Ulf Büntgen1,2,*, Willy Tegel3,*, Karl-Uwe Heussner4, Jutta Hofmann5, Raymond Kontic6, Tomáš Kyncl7, Edward R. Cook8

1Swiss Federal Research Institute WSL, 8903 Birmensdorf, Switzerland
2Oeschger Centre for Climate Change Research, 3012 Bern, Switzerland
3Institute for Forest Growth IWW, University of Freiburg, 79085 Freiburg, Germany
4German Archaeological Institute DAI, 14195 Berlin, Germany
5Jahrringlabor Hofmann, 72622 Nürtingen, Germany
6Labor Dendron, 4057 Basel, Switzerland
7Moravian Dendro-Labor, 61600 Brno, Czech Republic
8Tree-Ring Laboratory, Lamont-Doherty Earth Observatory, Palisades, New York 10964, USA

ABSTRACT: Uncertainty related to the rate and magnitude of predicted anthropogenic climate change highlights the need to enhance our understanding of past natural fluctuations in the Earth’s climate system.
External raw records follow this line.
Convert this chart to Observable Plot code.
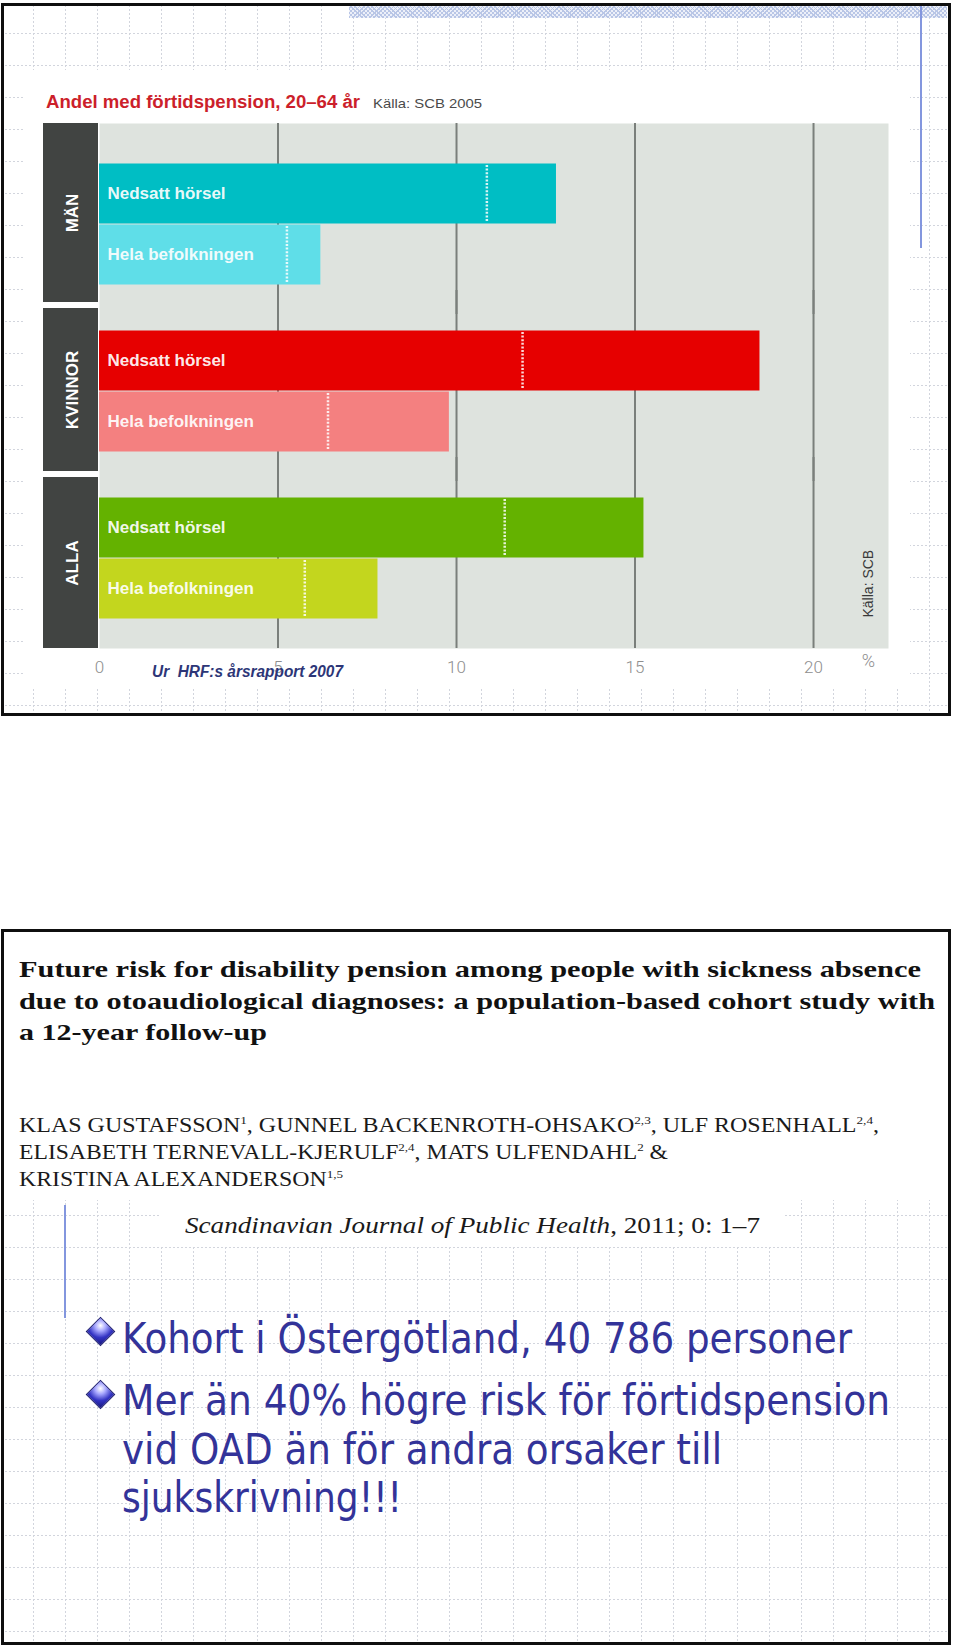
<!DOCTYPE html>
<html>
<head>
<meta charset="utf-8">
<script src="https://cdn.jsdelivr.net/npm/d3@7"></script>
<script src="https://cdn.jsdelivr.net/npm/@observablehq/plot@0.6"></script>
<style>
  html, body { margin: 0; padding: 0; background: #fff; overflow: hidden; }
  #page { position: relative; width: 960px; height: 1645px; }
  .slide { position: absolute; box-sizing: border-box; border: 3px solid #0f0f0f;
    background-color: #fff;
    background-image: url("data:image/svg+xml;utf8,<svg xmlns='http://www.w3.org/2000/svg' width='32' height='32'><path d='M0.5 0V32M0 0.5H32' stroke='%23d2d5dd' stroke-width='1' stroke-dasharray='2 2' fill='none'/></svg>");
    background-position: 29px 27px; }
  .white { position: absolute; background: #fff; }
  .t { position: absolute; white-space: pre; line-height: 1; display: inline-block; transform-origin: 0 0; }
  .diamond { position: absolute; width: 21px; height: 21px; transform: rotate(45deg); box-sizing: border-box;
    border: 1px solid #1d1d6e;
    background: radial-gradient(circle at 28% 28%, #ffffff 0%, #a8a8ff 28%, #3434c4 62%, #16167c 100%); }
  #chart { position: absolute; left: 0; top: 110px; }
  sup { font-size: 0.55em; vertical-align: 0.75em; line-height: 0; }
</style>
</head>
<body>
<div id="page">
  <!-- slide 1 -->
  <div class="slide" style="left:1px;top:3px;width:950px;height:713px;"></div>
  <div class="white" style="left:25px;top:70px;width:885px;height:618px;"></div>
  <div style="position:absolute;left:349px;top:6px;width:598px;height:12px;
    background: repeating-linear-gradient(45deg, #b9c6e6 0 1px, transparent 1px 3px), repeating-linear-gradient(-45deg, #b9c6e6 0 1px, #edf0f9 1px 3px);"></div>
  <div style="position:absolute;left:920px;top:6px;width:2px;height:242px;background:#8396de;"></div>

  <div id="chart"></div>

  <div class="t" data-w="314" style="left:46px;top:92px;font:bold 18px 'Liberation Sans',Arial,sans-serif;color:#cc1f2b;">Andel med förtidspension, 20–64 år</div>
  <div class="t" data-w="109" style="left:373px;top:96px;font:13px 'Liberation Sans',Arial,sans-serif;color:#4a4a4a;">Källa: SCB 2005</div>
  <div class="t" data-w="191" style="left:152px;top:663px;font:italic bold 16px 'Liberation Sans',Arial,sans-serif;color:#2d3677;z-index:3;">Ur  HRF:s årsrapport 2007</div>

  <!-- slide 2 -->
  <div class="slide" style="left:1px;top:929px;width:950px;height:716px;"></div>
  <div class="white" style="left:4px;top:932px;width:944px;height:268px;"></div>
  <div class="white" style="left:160px;top:1200px;width:625px;height:47px;"></div>
  <div style="position:absolute;left:64px;top:1205px;width:2px;height:113px;background:#8396de;"></div>

  <div class="t" data-w="902" style="left:19px;top:956px;font:bold 24px 'Liberation Serif','Times New Roman',serif;color:#111;">Future risk for disability pension among people with sickness absence</div>
  <div class="t" data-w="916" style="left:19px;top:988px;font:bold 24px 'Liberation Serif','Times New Roman',serif;color:#111;">due to otoaudiological diagnoses: a population-based cohort study with</div>
  <div class="t" data-w="248" style="left:19px;top:1019px;font:bold 24px 'Liberation Serif','Times New Roman',serif;color:#111;">a 12-year follow-up</div>

  <div class="t" data-w="860" style="left:19px;top:1114px;font:20px 'Liberation Serif','Times New Roman',serif;color:#1a1a1a;">KLAS GUSTAFSSON<sup>1</sup>, GUNNEL BACKENROTH-OHSAKO<sup>2,3</sup>, ULF ROSENHALL<sup>2,4</sup>,</div>
  <div class="t" data-w="649" style="left:19px;top:1141px;font:20px 'Liberation Serif','Times New Roman',serif;color:#1a1a1a;">ELISABETH TERNEVALL-KJERULF<sup>2,4</sup>, MATS ULFENDAHL<sup>2</sup> &amp;</div>
  <div class="t" data-w="324" style="left:19px;top:1168px;font:20px 'Liberation Serif','Times New Roman',serif;color:#1a1a1a;">KRISTINA ALEXANDERSON<sup>1,5</sup></div>
  <div class="t" data-w="575" style="left:185px;top:1213px;font:italic 23px 'Liberation Serif','Times New Roman',serif;color:#1a1a1a;">Scandinavian Journal of Public Health<span style="font-style:normal">, 2011; 0: 1–7</span></div>

  <div class="diamond" style="left:90px;top:1321px;"></div>
  <div class="diamond" style="left:90px;top:1384px;"></div>
  <div class="t" data-w="730" style="left:122px;top:1314px;font:42px 'DejaVu Sans Condensed','DejaVu Sans',sans-serif;color:#333399;">Kohort i Östergötland, 40 786 personer</div>
  <div class="t" data-w="768" style="left:122px;top:1376px;font:42px 'DejaVu Sans Condensed','DejaVu Sans',sans-serif;color:#333399;">Mer än 40% högre risk för förtidspension</div>
  <div class="t" data-w="600" style="left:122px;top:1425px;font:42px 'DejaVu Sans Condensed','DejaVu Sans',sans-serif;color:#333399;">vid OAD än för andra orsaker till</div>
  <div class="t" data-w="280" style="left:122px;top:1473px;font:42px 'DejaVu Sans Condensed','DejaVu Sans',sans-serif;color:#333399;">sjukskrivning!!!</div>
</div>

<script>
// fit static text widths
document.querySelectorAll("[data-w]").forEach(el => {
  el.style.transform = "none";
  const w = el.getBoundingClientRect().width;
  const target = +el.dataset.w;
  if (w > 0) el.style.transform = `scaleX(${target / w})`;
});

// ---- data ----
const groups = ["MÄN", "KVINNOR", "ALLA"];
const barLabels = ["Nedsatt hörsel", "Hela befolkningen"];
const menPct = [12.8, 6.2];
const womenPct = [18.5, 9.8];
const allPct = [15.25, 7.8];
const menMarker = [10.85, 5.25];
const womenMarker = [11.85, 6.4];
const allMarker = [11.35, 5.75];
const xTicks = [0, 5, 10, 15, 20];
const gridValues = [5, 10, 15, 20];
const sourceNote = ["Källa: SCB"];
const unitLabel = ["%"];

// ---- styles ----
const barColors = ["#00bec4", "#5fdee8", "#e60000", "#f48080", "#64b200", "#c3d61e"];
// how far each dark group strip reaches past its facet band (top, bottom), px
const stripInsets = [[-20, 2], [-2, 0], [0, -10]];

const pct = [menPct, womenPct, allPct];
const markers = [menMarker, womenMarker, allMarker];
const rows = groups.flatMap((g, i) => barLabels.map((b, j) => ({
  group: g, bar: b, key: g + " · " + b, value: pct[i][j], marker: markers[i][j]
})));
const keys = rows.map(d => d.key);

const stripMarks = groups.flatMap((g, i) => {
  const [t, b] = stripInsets[i];
  return [
    Plot.rect([g], {fy: d => d, fill: "#414442", insetLeft: -56, insetRight: 790, insetTop: t, insetBottom: b}),
    Plot.text([g], {fy: d => d, text: d => d, frameAnchor: "left", dx: -27, dy: (t - b) / 2, textAnchor: "middle", rotate: -90, fill: "#ffffff", fontWeight: "bold", fontSize: 17})
  ];
});

const chart = Plot.plot({
  width: 960,
  height: 590,
  marginLeft: 99,
  marginRight: 72,
  marginTop: 13,
  marginBottom: 52,
  style: {background: "transparent", fontFamily: "'Liberation Sans', Arial, sans-serif", color: "#8e8e8e", overflow: "visible"},
  x: {domain: [0, 22.1], axis: null},
  y: {domain: barLabels, paddingInner: 0, paddingOuter: 0.313, align: 0.5, axis: null},
  fy: {domain: groups, paddingInner: 0.0359, paddingOuter: 0.0898, align: 0.667, axis: null, label: null},
  color: {type: "ordinal", domain: keys, range: barColors},
  marks: [
    Plot.frame({fill: "#dee3de", facet: "super", insetTop: -20, insetBottom: -10}),
    Plot.ruleX(gridValues, {stroke: "#7a7f7b", strokeWidth: 2, insetTop: -20, insetBottom: -10}),
    ...stripMarks,
    Plot.barX(rows, {x: "value", y: "bar", fy: "group", fill: "key", insetTop: 0.5, insetBottom: 0.5}),
    Plot.tickX(rows, {x: "marker", y: "bar", fy: "group", stroke: "#ffffff", strokeOpacity: 0.85, strokeWidth: 2.5, strokeDasharray: "2,1.6", insetTop: 2, insetBottom: 2}),
    Plot.text(rows, {y: "bar", fy: "group", text: "bar", frameAnchor: "left", dx: 8, textAnchor: "start", fill: "#ffffff", fillOpacity: 0.93, fontWeight: "bold", fontSize: 17}),
    Plot.text(sourceNote, {fy: () => groups[2], text: d => d, frameAnchor: "bottom-right", textAnchor: "start", rotate: -90, dx: -16, dy: -21, fontSize: 14, fill: "#3a3a3a"}),
    Plot.text(unitLabel, {facet: "super", text: d => d, frameAnchor: "bottom-right", textAnchor: "middle", dx: -20, dy: 28, fontSize: 18, fill: "#8e8e8e", fontFamily: "Roboto, 'Liberation Sans', sans-serif", fontWeight: 300}),
    Plot.axisX({ticks: xTicks, tickSize: 0, tickPadding: 22, fontSize: 17, label: null, fontFamily: "Roboto, 'Liberation Sans', sans-serif", fontWeight: 300})
  ]
});
document.getElementById("chart").appendChild(chart);
</script>
</body>
</html>
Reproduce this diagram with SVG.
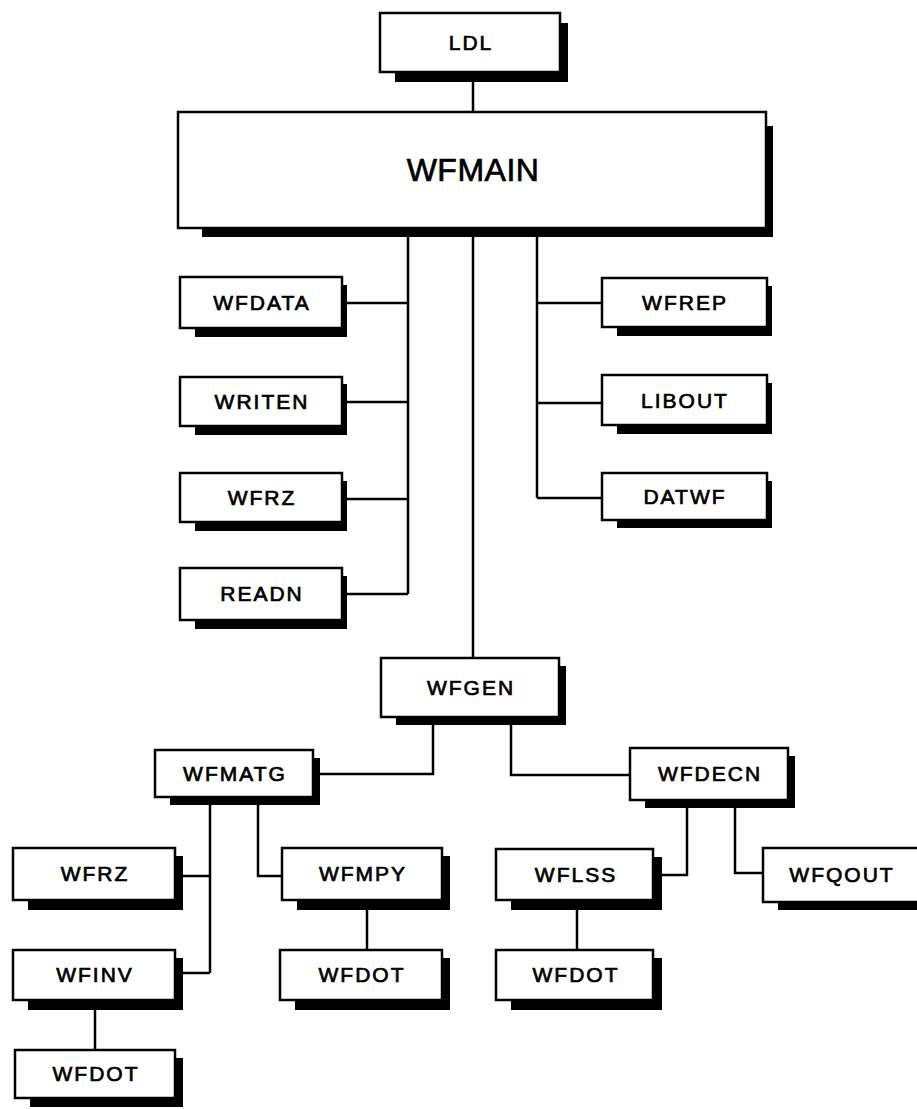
<svg xmlns="http://www.w3.org/2000/svg" width="917" height="1109" viewBox="0 0 917 1109">
<style>
.sh{fill:#000}
.bx{fill:#fff;stroke:#000;stroke-width:2.5}
.lb{font-family:"Liberation Sans",Arial,sans-serif;font-size:21px;letter-spacing:2px;text-anchor:middle;fill:#000;stroke:#000;stroke-width:0.7}
.big{font-size:32px;letter-spacing:0.5px}
.cn{fill:none;stroke:#000;stroke-width:2.5;stroke-linejoin:miter}
</style>
<rect width="917" height="1109" fill="#fff"/>
<g id="connectors">
<path class="cn" d="M473 82V112"/>
<path class="cn" d="M408 237V594M347 303H408M347 402H408M347 499H408M347 594H408"/>
<path class="cn" d="M537 237V498M537 303H602M537 403H602M537 498H602"/>
<path class="cn" d="M473 237V658"/>
<path class="cn" d="M433 725V774H320"/>
<path class="cn" d="M511 725V775H630"/>
<path class="cn" d="M210 805V973M183 876H210M183 973H210"/>
<path class="cn" d="M258 805V876H282"/>
<path class="cn" d="M687 808V875H662"/>
<path class="cn" d="M735 808V873H763"/>
<path class="cn" d="M95 1010V1050"/>
<path class="cn" d="M367 910V950"/>
<path class="cn" d="M577 910V950"/>
</g>
<g id="LDL"><rect class="sh" x="395" y="23" width="173" height="59"/><rect class="bx" x="380" y="13" width="180" height="59"/><text class="lb" x="471" y="50">LDL</text></g>
<g id="WFMAIN"><rect class="sh" x="202" y="126" width="571" height="111"/><rect class="bx" x="178" y="112" width="588" height="116"/><text class="lb big" x="473" y="181">WFMAIN</text></g>
<g id="WFDATA"><rect class="sh" x="195" y="285" width="152" height="52"/><rect class="bx" x="180" y="277" width="162" height="51"/><text class="lb" x="262" y="310">WFDATA</text></g>
<g id="WRITEN"><rect class="sh" x="195" y="384" width="152" height="51"/><rect class="bx" x="180" y="377" width="162" height="49"/><text class="lb" x="262" y="409">WRITEN</text></g>
<g id="WFRZ"><rect class="sh" x="195" y="481" width="152" height="50"/><rect class="bx" x="180" y="473" width="162" height="49"/><text class="lb" x="262" y="505">WFRZ</text></g>
<g id="READN"><rect class="sh" x="195" y="576" width="152" height="53"/><rect class="bx" x="180" y="568" width="162" height="52"/><text class="lb" x="262" y="601">READN</text></g>
<g id="WFREP"><rect class="sh" x="617" y="286" width="155" height="50"/><rect class="bx" x="602" y="278" width="165" height="49"/><text class="lb" x="685" y="310">WFREP</text></g>
<g id="LIBOUT"><rect class="sh" x="617" y="383" width="155" height="51"/><rect class="bx" x="602" y="375" width="165" height="50"/><text class="lb" x="685" y="408">LIBOUT</text></g>
<g id="DATWF"><rect class="sh" x="617" y="481" width="155" height="47"/><rect class="bx" x="602" y="473" width="165" height="47"/><text class="lb" x="685" y="504">DATWF</text></g>
<g id="WFGEN"><rect class="sh" x="396" y="666" width="170" height="59"/><rect class="bx" x="381" y="658" width="178" height="59"/><text class="lb" x="471" y="695">WFGEN</text></g>
<g id="WFMATG"><rect class="sh" x="170" y="758" width="150" height="47"/><rect class="bx" x="155" y="750" width="158" height="47"/><text class="lb" x="235" y="781">WFMATG</text></g>
<g id="WFDECN"><rect class="sh" x="645" y="756" width="150" height="52"/><rect class="bx" x="630" y="748" width="158" height="52"/><text class="lb" x="710" y="781">WFDECN</text></g>
<g id="WFRZ2"><rect class="sh" x="28" y="856" width="155" height="54"/><rect class="bx" x="13" y="848" width="162" height="52"/><text class="lb" x="95" y="881">WFRZ</text></g>
<g id="WFINV"><rect class="sh" x="28" y="958" width="155" height="52"/><rect class="bx" x="13" y="950" width="162" height="50"/><text class="lb" x="95" y="982">WFINV</text></g>
<g id="WFDOT1"><rect class="sh" x="30" y="1058" width="153" height="49"/><rect class="bx" x="15" y="1050" width="160" height="48"/><text class="lb" x="96" y="1081">WFDOT</text></g>
<g id="WFMPY"><rect class="sh" x="297" y="856" width="153" height="54"/><rect class="bx" x="282" y="848" width="160" height="52"/><text class="lb" x="363" y="881">WFMPY</text></g>
<g id="WFDOT2"><rect class="sh" x="295" y="958" width="155" height="52"/><rect class="bx" x="280" y="950" width="162" height="50"/><text class="lb" x="362" y="982">WFDOT</text></g>
<g id="WFLSS"><rect class="sh" x="511" y="857" width="151" height="53"/><rect class="bx" x="496" y="849" width="157" height="51"/><text class="lb" x="576" y="882">WFLSS</text></g>
<g id="WFDOT3"><rect class="sh" x="511" y="958" width="151" height="52"/><rect class="bx" x="496" y="950" width="157" height="50"/><text class="lb" x="576" y="982">WFDOT</text></g>
<g id="WFQOUT"><rect class="sh" x="778" y="856" width="148" height="54"/><rect class="bx" x="763" y="848" width="156" height="54"/><text class="lb" x="842" y="882">WFQOUT</text></g>
</svg>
This task emphasizes the importance of high-resolution palaeoclimatic records that cover industrial and pre-industrial times. Annually resolved and absolutely dated tree-ring measurements are a key input for cross-disciplinary research. Ambiguity due to paucity of data, however, characterizes many tree-ring data analyses. By utilizing nearly 12000 living and historical ring width series from European fir Abies alba Mill., we demonstrate how massive sample replication can generate robust estimates of past growth rates, which may help reduce methodological and statistical constraints associated with many traditional tree-ring studies.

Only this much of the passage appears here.